Skip the pictures, please, and write out exactly the lines from the opening of the data through the line containing "line width=1pt, minimum".

::: Data section :::

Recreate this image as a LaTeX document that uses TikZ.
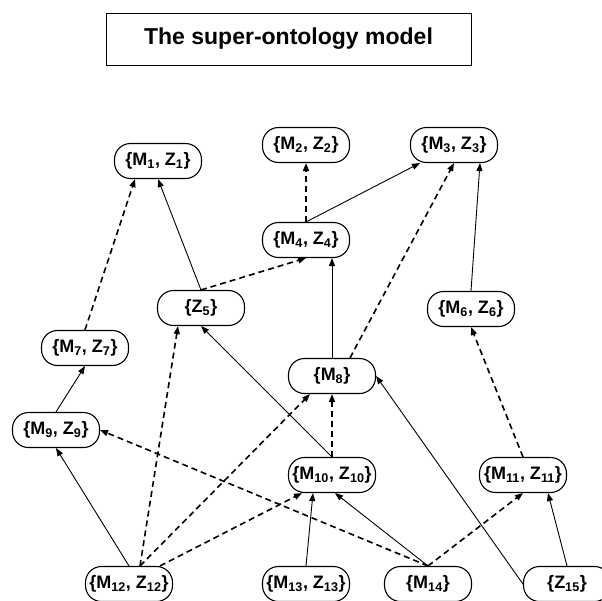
\documentclass[tikz,border=0pt]{standalone}
\usepackage{fontspec}
\setmainfont{Liberation Sans}
\usetikzlibrary{arrows.meta}

\begin{document}
\begin{tikzpicture}[x=1pt, y=-1pt,
  onto/.style={draw, line width=1.1pt, rounded corners=16pt, minimum width=87pt, minimum height=35pt, inner sep=0pt, font=\fontsize{18}{20}\selectfont\bfseries},
  isa/.style={-{Triangle[length=8pt, width=6pt]}, line width=0.9pt},
  maps/.style={-{Triangle[length=8pt, width=6pt]}, line width=1.6pt, dash pattern=on 6pt off 4pt}]
  \useasboundingbox (0, 0) rectangle (602, 600);
  \clip (0, 0) rectangle (602, 600);

  % Title
  \node[draw, line width=1pt, minimum width=365pt, minimum height=52pt, font=\fontsize{23}{25}\selectfont\bfseries] (title) at (288.5, 39) {The super-ontology model};

  % Ontologies
  \node[onto] (m1) at (158, 161) {\{M\textsubscript{1}, Z\textsubscript{1}\}};
  \node[onto] (m2) at (306, 145) {\{M\textsubscript{2}, Z\textsubscript{2}\}};
  \node[onto] (m3) at (454, 145) {\{M\textsubscript{3}, Z\textsubscript{3}\}};
  \node[onto] (m4) at (306, 240) {\{M\textsubscript{4}, Z\textsubscript{4}\}};
  \node[onto] (z5) at (201, 308) {\{Z\textsubscript{5}\}};
  \node[onto] (m6) at (471, 309) {\{M\textsubscript{6}, Z\textsubscript{6}\}};
  \node[onto] (m7) at (85, 348) {\{M\textsubscript{7}, Z\textsubscript{7}\}};
  \node[onto] (m8) at (332, 376) {\{M\textsubscript{8}\}};
  \node[onto] (m9) at (56, 430) {\{M\textsubscript{9}, Z\textsubscript{9}\}};
  \node[onto] (m10) at (332, 475) {\{M\textsubscript{10}, Z\textsubscript{10}\}};
  \node[onto] (m11) at (523, 475) {\{M\textsubscript{11}, Z\textsubscript{11}\}};
  \node[onto] (m12) at (129, 584) {\{M\textsubscript{12}, Z\textsubscript{12}\}};
  \node[onto] (m13) at (306, 584) {\{M\textsubscript{13}, Z\textsubscript{13}\}};
  \node[onto] (m14) at (428, 584) {\{M\textsubscript{14}\}};
  \node[onto] (z15) at (567, 584) {\{Z\textsubscript{15}\}};

  % Solid arrows
  \draw[isa] (z5.north) -- (m1.south);
  \draw[isa] (m4.north) -- ([xshift=-34pt]m3.south);
  \draw[isa] (m8.north) -- ([xshift=26pt]m4.south);
  \draw[isa] (m6.north) -- ([xshift=26pt]m3.south);
  \draw[isa] (m9.north) -- (m7.south);
  \draw[isa] (m12.north) -- (m9.south);
  \draw[isa] (m10.north) -- (z5.south);
  \draw[isa] (m13.north) -- ([xshift=7pt]m13.north |- m10.south);
  \draw[isa] (m14.north) -- ([xshift=3pt]m10.south);
  \draw[isa] (z15.west) -- (m8.east);
  \draw[isa] (z15.north) -- ([xshift=25pt]m11.south);

  % Dashed arrows
  \draw[maps] (m7.north) -- ([xshift=-23pt]m1.south);
  \draw[maps] (z5.north) -- (m4.south);
  \draw[maps] (m4.north) -- (m2.south);
  \draw[maps] ([xshift=18pt]m8.north) -- (m3.south);
  \draw[maps] (m11.north) -- (m6.south);
  \draw[maps] ([xshift=11pt]m12.north) -- ([xshift=-23pt]z5.south);
  \draw[maps] ([xshift=11pt]m12.north) -- ([xshift=-22pt]m8.south);
  \draw[maps] ([xshift=31pt]m12.north) -- ([xshift=-30pt]m10.south);
  \draw[maps] (m10.north) -- (m8.south);
  \draw[maps] (m14.north) -- (m9.east);
  \draw[maps] (m14.north) -- (m11.south);
\end{tikzpicture}
\end{document}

:::

▶ _Solution for this problem_:
Recreate this image as a LaTeX document that uses TikZ.
\documentclass[tikz,border=0pt]{standalone}
\usepackage{fontspec}
\setmainfont{Liberation Sans}
\usetikzlibrary{arrows.meta}

\begin{document}
\begin{tikzpicture}[x=1pt, y=-1pt,
  onto/.style={draw, line width=1.1pt, rounded corners=16pt, minimum width=87pt, minimum height=35pt, inner sep=0pt, font=\fontsize{18}{20}\selectfont\bfseries},
  isa/.style={-{Triangle[length=8pt, width=6pt]}, line width=0.9pt},
  maps/.style={-{Triangle[length=8pt, width=6pt]}, line width=1.6pt, dash pattern=on 6pt off 4pt}]
  \useasboundingbox (0, 0) rectangle (602, 600);
  \clip (0, 0) rectangle (602, 600);

  % Title
  \node[draw, line width=1pt, minimum width=365pt, minimum height=52pt, font=\fontsize{23}{25}\selectfont\bfseries] (title) at (288.5, 39) {The super-ontology model};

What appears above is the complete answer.